■ Job
Each line below should be retyped exactly, with no pictures.

■ Supplied information
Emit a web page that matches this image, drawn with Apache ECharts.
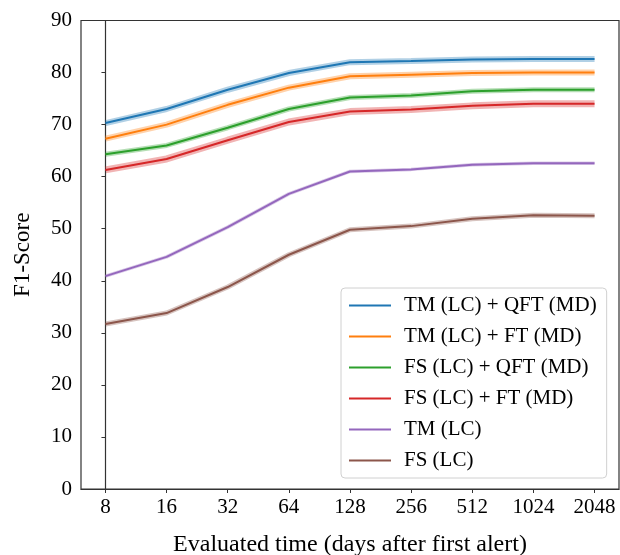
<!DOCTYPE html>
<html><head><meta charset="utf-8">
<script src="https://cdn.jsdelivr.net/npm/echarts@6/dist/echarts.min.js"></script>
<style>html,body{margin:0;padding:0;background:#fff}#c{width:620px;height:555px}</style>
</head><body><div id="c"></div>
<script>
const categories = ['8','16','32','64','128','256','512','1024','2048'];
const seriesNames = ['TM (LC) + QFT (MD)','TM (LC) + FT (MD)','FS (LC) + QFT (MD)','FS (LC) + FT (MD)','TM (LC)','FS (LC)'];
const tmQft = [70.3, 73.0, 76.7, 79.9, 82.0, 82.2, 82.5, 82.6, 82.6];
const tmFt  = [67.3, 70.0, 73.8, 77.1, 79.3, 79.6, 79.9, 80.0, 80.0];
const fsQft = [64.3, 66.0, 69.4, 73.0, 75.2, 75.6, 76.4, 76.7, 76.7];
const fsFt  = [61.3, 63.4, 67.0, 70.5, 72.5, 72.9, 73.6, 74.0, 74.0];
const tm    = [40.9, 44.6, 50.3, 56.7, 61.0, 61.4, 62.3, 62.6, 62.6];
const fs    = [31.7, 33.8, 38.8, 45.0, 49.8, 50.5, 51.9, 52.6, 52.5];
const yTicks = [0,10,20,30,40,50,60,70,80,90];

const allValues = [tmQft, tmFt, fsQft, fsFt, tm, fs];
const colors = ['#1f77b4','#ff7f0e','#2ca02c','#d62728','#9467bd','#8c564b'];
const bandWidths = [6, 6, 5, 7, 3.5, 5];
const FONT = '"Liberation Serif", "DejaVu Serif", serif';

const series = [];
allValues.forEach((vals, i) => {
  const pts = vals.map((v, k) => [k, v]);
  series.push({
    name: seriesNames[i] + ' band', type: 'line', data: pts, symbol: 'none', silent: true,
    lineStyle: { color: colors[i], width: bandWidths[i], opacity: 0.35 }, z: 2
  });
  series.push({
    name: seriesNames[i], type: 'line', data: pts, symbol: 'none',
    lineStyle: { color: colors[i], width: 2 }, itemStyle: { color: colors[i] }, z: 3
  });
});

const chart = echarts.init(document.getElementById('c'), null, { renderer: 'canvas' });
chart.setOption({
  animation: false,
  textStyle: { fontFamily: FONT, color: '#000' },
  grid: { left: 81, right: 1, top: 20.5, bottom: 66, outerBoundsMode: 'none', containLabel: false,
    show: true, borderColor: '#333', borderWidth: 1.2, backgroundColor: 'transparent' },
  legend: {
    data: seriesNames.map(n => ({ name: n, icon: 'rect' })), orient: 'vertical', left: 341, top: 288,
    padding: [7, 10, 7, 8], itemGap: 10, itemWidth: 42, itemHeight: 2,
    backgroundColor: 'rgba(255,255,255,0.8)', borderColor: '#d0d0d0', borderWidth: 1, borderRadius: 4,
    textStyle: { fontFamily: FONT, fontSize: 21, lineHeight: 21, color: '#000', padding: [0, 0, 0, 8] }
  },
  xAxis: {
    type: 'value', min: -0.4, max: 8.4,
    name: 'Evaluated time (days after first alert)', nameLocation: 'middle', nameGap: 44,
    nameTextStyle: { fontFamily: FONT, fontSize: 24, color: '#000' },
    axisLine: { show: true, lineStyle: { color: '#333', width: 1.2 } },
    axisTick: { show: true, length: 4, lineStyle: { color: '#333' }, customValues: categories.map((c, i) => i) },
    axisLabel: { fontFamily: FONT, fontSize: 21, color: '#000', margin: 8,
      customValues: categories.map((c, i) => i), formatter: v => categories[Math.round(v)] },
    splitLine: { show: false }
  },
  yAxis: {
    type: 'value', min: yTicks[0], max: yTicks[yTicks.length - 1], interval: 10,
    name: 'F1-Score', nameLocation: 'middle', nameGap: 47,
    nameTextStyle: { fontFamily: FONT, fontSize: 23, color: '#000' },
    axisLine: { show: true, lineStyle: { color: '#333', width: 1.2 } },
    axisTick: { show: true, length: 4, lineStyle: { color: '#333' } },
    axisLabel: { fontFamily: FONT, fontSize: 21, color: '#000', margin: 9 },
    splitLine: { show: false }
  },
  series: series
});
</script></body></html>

■ Expected output
Emit a web page that matches this image, drawn with Apache ECharts.
<!DOCTYPE html>
<html><head><meta charset="utf-8">
<script src="https://cdn.jsdelivr.net/npm/echarts@6/dist/echarts.min.js"></script>
<style>html,body{margin:0;padding:0;background:#fff}#c{width:620px;height:555px}</style>
</head><body><div id="c"></div>
<script>
const categories = ['8','16','32','64','128','256','512','1024','2048'];
const seriesNames = ['TM (LC) + QFT (MD)','TM (LC) + FT (MD)','FS (LC) + QFT (MD)','FS (LC) + FT (MD)','TM (LC)','FS (LC)'];
const tmQft = [70.3, 73.0, 76.7, 79.9, 82.0, 82.2, 82.5, 82.6, 82.6];
const tmFt  = [67.3, 70.0, 73.8, 77.1, 79.3, 79.6, 79.9, 80.0, 80.0];
const fsQft = [64.3, 66.0, 69.4, 73.0, 75.2, 75.6, 76.4, 76.7, 76.7];
const fsFt  = [61.3, 63.4, 67.0, 70.5, 72.5, 72.9, 73.6, 74.0, 74.0];
const tm    = [40.9, 44.6, 50.3, 56.7, 61.0, 61.4, 62.3, 62.6, 62.6];
const fs    = [31.7, 33.8, 38.8, 45.0, 49.8, 50.5, 51.9, 52.6, 52.5];
const yTicks = [0,10,20,30,40,50,60,70,80,90];

const allValues = [tmQft, tmFt, fsQft, fsFt, tm, fs];
const colors = ['#1f77b4','#ff7f0e','#2ca02c','#d62728','#9467bd','#8c564b'];
const bandWidths = [6, 6, 5, 7, 3.5, 5];
const FONT = '"Liberation Serif", "DejaVu Serif", serif';

const series = [];
allValues.forEach((vals, i) => {
  const pts = vals.map((v, k) => [k, v]);
  series.push({
    name: seriesNames[i] + ' band', type: 'line', data: pts, symbol: 'none', silent: true,
    lineStyle: { color: colors[i], width: bandWidths[i], opacity: 0.35 }, z: 2
  });
  series.push({
    name: seriesNames[i], type: 'line', data: pts, symbol: 'none',
    lineStyle: { color: colors[i], width: 2 }, itemStyle: { color: colors[i] }, z: 3
  });
});

const chart = echarts.init(document.getElementById('c'), null, { renderer: 'canvas' });
chart.setOption({
  animation: false,
  textStyle: { fontFamily: FONT, color: '#000' },
  grid: { left: 81, right: 1, top: 20.5, bottom: 66, outerBoundsMode: 'none', containLabel: false,
    show: true, borderColor: '#333', borderWidth: 1.2, backgroundColor: 'transparent' },
  legend: {
    data: seriesNames.map(n => ({ name: n, icon: 'rect' })), orient: 'vertical', left: 341, top: 288,
    padding: [7, 10, 7, 8], itemGap: 10, itemWidth: 42, itemHeight: 2,
    backgroundColor: 'rgba(255,255,255,0.8)', borderColor: '#d0d0d0', borderWidth: 1, borderRadius: 4,
    textStyle: { fontFamily: FONT, fontSize: 21, lineHeight: 21, color: '#000', padding: [0, 0, 0, 8] }
  },
  xAxis: {
    type: 'value', min: -0.4, max: 8.4,
    name: 'Evaluated time (days after first alert)', nameLocation: 'middle', nameGap: 44,
    nameTextStyle: { fontFamily: FONT, fontSize: 24, color: '#000' },
    axisLine: { show: true, lineStyle: { color: '#333', width: 1.2 } },
    axisTick: { show: true, length: 4, lineStyle: { color: '#333' }, customValues: categories.map((c, i) => i) },
    axisLabel: { fontFamily: FONT, fontSize: 21, color: '#000', margin: 8,
      customValues: categories.map((c, i) => i), formatter: v => categories[Math.round(v)] },
    splitLine: { show: false }
  },
  yAxis: {
    type: 'value', min: yTicks[0], max: yTicks[yTicks.length - 1], interval: 10,
    name: 'F1-Score', nameLocation: 'middle', nameGap: 47,
    nameTextStyle: { fontFamily: FONT, fontSize: 23, color: '#000' },
    axisLine: { show: true, lineStyle: { color: '#333', width: 1.2 } },
    axisTick: { show: true, length: 4, lineStyle: { color: '#333' } },
    axisLabel: { fontFamily: FONT, fontSize: 21, color: '#000', margin: 9 },
    splitLine: { show: false }
  },
  series: series
});
</script></body></html>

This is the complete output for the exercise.